Mais en regardant sur un pied de recul, nous pouvons aisément observer que la survie du soldat en plastique est primordiale, quelle que soit l’entité qui tente de le protéger. Il se relève de chaque assaut, mais aura des responsabilités à assumer afin de pouvoir s’abandonner à la réalité qui n’a pas gâté Mark ou ses proches. C’est en tutoyant l’inconnu, qu’il trouve le réconfort, et surtout auprès des femmes, qui s’illustrent comme les protectrices des hommes et les adversaires idéales contre l’ignorance et la haine. Leur savoir et leur générosité n’as pas d’égal sur Terre, comme sur Marwen. Nicol (Leslie Mann) fait rapidement son apparition dans la vie de Mark et ce dernier progresse dans des relations qu’il croyait perdu à jamais. D’un autre côté, il ne faut pas négliger Roberta (Merritt Wever), celle qui lui fournit les meilleurs spécimens pour son atelier de l’imaginaire. Elle entrevoit des discours de motivation simple et surtout sur un ton humain. Non pas que le reste des protagonistes incarnent l’opposée de cette idée, mais son approche lui octroie une valeur ajoutée, grâce à sa sensibilité.

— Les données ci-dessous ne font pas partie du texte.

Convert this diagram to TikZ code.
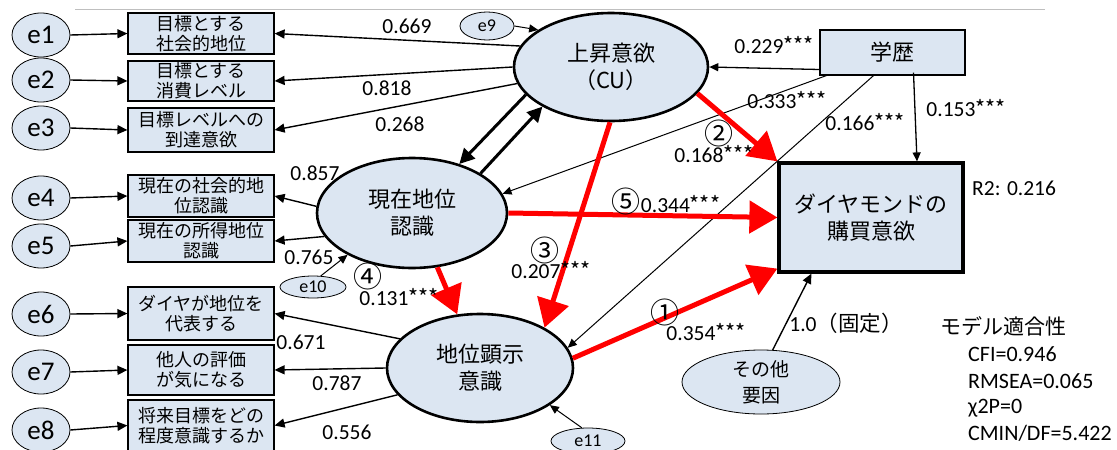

Par ailleurs, il ne faut pas considérer les multiples escapades pour de la folie, ce qui pourrait en effrayer plus d’un qui, inconsciemment, s’enferme dans sa bulle temporelle. Nous ne justifierons pas ce côté rêveur. Le metteur en scène rend ainsi hommage à cette qualité, qu’il codifie avec un drame abouti. Les personnages qui peuplent Marwen ont tout de même un devoir sacré dans la structure narrative, cependant le film manque parfois de subtilité, notamment dans l’utilisation de l’envoûtante Deja Thoris (Diane Kruger). Elle nuit évidemment à la progression de Mark dans son univers fictif, ce qui le freine évidemment dans une réalité qu’il ne contrôle plus du tout. Si chaque rencontre donne vie à un nouveau personnage, le récit ne néglige pas ceux qui ont laissé leur vie dans ce Marwen symbole de conflit intérieur et de seconde chance, repoussée à l’infini.

On en retiendra ainsi la virtuosité d’un Zemeckis sérieux et attentionné. Toujours accompagné de son fidèle compositeur, Alan Silvestri caresse toujours les notes avec une sensibilité qui nous rend tout aussi déboussolé que Mark, ce qui nous pousse intuitivement à l’aider à se relever, à chaque instant où il faiblit. Ainsi, “Bienvenue à Marwen” a su trouver la bonne pointure afin de nous guider vers la délivrance et le pardon, là où on ne l’attendait pas. C’est avec sincérité et autorité que le long-métrage défend l’identité et l’expression de genre. Mark pourrait être comparé à une personne bispirituelle, car ne prend pas de parti concernant le genre. Il reste ouvert au désir idyllique que l’on développe et il accepte son traumatisme comme il pardonne au regret, à l’échec et à la haine. Il laisse sa masculinité derrière ses talons et avoue son amour aux femmes, comme le réalisateur, considérant qu’il y a une réalité à rétablir entre le rapport des deux sexes, vis-à-vis de leur genre, que l’on assume ou non. L’art est tout en faveur de cette morale qui valorise la stimulation positive plutôt que d’insister sur les dénonciations, qu’on personnifie à outrance. C’est dans un grand spectacle de poupées qu’on aura une réponse puissante et honnête.